*Record list*.
=-=-=

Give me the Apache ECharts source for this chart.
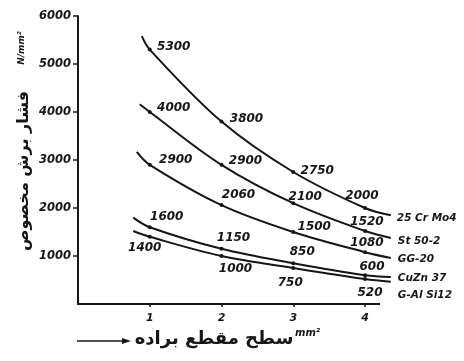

=-=-=

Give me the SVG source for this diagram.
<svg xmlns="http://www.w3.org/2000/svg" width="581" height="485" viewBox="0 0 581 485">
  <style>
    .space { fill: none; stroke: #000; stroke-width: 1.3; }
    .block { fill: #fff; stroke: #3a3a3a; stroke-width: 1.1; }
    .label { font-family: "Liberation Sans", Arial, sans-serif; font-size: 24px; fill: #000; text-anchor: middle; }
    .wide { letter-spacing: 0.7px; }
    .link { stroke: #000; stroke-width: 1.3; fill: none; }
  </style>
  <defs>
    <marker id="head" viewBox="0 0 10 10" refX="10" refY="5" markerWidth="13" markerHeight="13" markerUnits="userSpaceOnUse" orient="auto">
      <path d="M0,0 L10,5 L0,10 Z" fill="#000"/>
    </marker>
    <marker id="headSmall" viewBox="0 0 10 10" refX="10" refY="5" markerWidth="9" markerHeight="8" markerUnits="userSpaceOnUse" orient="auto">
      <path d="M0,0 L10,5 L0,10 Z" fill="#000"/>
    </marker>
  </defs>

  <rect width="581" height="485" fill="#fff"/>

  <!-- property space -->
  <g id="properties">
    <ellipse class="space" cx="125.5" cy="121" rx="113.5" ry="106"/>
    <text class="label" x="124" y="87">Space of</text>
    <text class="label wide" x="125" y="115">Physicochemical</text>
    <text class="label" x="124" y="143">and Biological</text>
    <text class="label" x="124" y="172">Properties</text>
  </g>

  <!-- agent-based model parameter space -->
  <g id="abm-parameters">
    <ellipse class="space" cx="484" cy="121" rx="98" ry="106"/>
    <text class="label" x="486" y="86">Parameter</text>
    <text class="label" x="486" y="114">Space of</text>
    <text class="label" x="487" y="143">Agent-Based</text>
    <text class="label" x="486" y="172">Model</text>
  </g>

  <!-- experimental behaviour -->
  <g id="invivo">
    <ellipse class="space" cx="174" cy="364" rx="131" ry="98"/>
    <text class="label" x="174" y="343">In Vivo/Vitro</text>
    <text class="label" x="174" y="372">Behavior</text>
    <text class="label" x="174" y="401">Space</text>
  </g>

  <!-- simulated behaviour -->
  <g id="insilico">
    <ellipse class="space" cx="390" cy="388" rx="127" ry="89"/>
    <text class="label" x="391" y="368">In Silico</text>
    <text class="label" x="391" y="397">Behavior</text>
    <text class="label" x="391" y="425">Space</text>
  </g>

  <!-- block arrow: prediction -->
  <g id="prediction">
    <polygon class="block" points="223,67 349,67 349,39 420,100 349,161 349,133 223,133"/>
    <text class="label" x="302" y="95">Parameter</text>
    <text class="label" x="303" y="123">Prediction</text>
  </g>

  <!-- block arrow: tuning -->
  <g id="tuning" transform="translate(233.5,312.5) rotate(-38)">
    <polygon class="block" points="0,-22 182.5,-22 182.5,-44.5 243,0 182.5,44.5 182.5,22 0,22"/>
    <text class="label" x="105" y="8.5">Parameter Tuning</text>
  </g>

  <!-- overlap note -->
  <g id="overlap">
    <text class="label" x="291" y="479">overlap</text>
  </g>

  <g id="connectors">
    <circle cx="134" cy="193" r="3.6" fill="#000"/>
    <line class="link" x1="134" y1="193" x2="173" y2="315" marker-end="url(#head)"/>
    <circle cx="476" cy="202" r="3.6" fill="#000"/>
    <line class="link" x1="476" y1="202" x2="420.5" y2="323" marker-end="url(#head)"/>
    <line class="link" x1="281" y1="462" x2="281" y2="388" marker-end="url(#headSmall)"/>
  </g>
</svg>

=-=-=

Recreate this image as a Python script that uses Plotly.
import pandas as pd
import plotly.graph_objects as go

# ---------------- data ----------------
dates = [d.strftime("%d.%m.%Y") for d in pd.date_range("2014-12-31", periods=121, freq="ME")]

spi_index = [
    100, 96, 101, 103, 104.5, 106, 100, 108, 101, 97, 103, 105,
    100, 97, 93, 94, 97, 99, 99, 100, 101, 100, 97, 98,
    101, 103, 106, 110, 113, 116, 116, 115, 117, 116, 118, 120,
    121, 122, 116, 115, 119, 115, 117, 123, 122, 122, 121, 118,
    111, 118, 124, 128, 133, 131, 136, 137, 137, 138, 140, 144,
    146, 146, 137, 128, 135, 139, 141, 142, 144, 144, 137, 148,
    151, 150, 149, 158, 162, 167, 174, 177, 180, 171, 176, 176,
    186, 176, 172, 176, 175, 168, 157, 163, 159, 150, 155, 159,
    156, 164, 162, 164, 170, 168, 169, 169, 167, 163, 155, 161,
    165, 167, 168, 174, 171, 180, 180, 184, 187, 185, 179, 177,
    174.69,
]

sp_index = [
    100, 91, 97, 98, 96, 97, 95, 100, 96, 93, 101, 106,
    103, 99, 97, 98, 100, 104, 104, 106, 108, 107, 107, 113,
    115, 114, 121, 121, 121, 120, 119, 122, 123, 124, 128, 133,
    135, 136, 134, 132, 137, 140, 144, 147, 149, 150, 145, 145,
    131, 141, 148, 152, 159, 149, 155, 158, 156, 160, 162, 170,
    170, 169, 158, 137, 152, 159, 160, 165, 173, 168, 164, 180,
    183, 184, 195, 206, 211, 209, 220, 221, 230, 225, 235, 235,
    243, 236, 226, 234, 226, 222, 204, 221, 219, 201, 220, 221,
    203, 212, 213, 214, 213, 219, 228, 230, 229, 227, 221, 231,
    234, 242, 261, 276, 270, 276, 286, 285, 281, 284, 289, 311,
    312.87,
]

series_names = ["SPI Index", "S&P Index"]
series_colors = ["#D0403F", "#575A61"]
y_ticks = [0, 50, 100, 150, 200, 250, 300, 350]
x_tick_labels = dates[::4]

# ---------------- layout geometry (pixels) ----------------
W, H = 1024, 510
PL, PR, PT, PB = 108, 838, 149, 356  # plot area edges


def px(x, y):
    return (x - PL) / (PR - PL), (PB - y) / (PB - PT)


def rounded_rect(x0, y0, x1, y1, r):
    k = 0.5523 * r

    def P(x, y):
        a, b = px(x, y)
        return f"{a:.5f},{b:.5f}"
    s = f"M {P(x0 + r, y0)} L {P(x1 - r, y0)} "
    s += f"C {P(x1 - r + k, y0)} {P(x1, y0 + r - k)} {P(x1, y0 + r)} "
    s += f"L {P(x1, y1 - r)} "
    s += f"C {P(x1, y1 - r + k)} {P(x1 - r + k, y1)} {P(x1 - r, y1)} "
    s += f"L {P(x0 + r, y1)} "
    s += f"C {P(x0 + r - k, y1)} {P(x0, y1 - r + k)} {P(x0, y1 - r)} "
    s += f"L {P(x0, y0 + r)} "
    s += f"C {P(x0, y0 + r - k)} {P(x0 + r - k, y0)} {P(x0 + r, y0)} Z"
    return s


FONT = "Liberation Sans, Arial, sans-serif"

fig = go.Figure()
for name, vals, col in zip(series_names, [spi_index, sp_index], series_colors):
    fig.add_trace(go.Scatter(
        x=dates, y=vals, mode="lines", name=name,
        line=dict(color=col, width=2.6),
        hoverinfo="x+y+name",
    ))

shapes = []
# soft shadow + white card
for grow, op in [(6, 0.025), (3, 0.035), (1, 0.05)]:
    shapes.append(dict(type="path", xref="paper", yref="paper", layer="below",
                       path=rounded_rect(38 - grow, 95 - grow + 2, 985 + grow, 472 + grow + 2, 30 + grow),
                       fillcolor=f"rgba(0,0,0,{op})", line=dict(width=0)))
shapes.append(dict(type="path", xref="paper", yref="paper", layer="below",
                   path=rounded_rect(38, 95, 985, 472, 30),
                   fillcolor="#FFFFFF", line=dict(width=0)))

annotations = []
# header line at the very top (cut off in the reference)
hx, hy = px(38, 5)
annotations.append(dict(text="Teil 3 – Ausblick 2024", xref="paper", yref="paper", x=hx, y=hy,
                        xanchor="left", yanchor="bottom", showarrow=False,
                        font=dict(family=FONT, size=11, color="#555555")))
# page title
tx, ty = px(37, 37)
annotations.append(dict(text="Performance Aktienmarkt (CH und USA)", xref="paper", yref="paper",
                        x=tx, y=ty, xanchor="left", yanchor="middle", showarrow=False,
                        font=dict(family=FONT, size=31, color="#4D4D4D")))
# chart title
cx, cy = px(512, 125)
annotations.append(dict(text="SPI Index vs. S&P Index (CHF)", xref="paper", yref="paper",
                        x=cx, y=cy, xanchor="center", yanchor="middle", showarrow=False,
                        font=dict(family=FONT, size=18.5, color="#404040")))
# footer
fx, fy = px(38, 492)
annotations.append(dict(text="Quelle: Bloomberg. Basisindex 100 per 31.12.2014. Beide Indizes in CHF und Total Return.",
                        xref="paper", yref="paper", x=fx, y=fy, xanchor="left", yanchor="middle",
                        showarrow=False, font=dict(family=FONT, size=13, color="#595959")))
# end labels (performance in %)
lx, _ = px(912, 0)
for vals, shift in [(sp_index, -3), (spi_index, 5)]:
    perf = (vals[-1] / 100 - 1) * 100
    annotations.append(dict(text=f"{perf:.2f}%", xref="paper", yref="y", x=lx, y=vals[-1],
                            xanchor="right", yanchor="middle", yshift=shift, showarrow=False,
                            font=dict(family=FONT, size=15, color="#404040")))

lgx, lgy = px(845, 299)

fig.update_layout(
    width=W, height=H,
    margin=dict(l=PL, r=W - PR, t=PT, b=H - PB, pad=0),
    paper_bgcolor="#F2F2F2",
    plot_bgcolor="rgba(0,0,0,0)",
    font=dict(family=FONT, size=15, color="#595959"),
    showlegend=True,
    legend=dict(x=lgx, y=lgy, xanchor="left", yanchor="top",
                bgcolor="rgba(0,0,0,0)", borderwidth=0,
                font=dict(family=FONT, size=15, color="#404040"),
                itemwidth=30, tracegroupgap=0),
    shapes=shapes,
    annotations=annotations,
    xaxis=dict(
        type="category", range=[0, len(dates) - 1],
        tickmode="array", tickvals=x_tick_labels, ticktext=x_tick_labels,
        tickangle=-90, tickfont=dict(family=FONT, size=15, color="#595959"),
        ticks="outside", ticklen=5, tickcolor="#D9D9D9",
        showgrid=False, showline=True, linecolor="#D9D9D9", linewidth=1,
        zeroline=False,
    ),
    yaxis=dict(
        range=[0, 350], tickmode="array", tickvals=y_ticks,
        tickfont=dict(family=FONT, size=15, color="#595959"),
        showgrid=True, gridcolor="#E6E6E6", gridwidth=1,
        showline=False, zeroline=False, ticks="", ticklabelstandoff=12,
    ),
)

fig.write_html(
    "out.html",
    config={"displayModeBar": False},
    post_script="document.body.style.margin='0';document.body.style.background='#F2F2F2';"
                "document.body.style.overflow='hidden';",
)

=-=-=

*Exercise brief*. Identify the lines of the data that contain the word "chart". Copy each of them.

*Written response*.
Give me the Apache ECharts source for this chart.
# chart title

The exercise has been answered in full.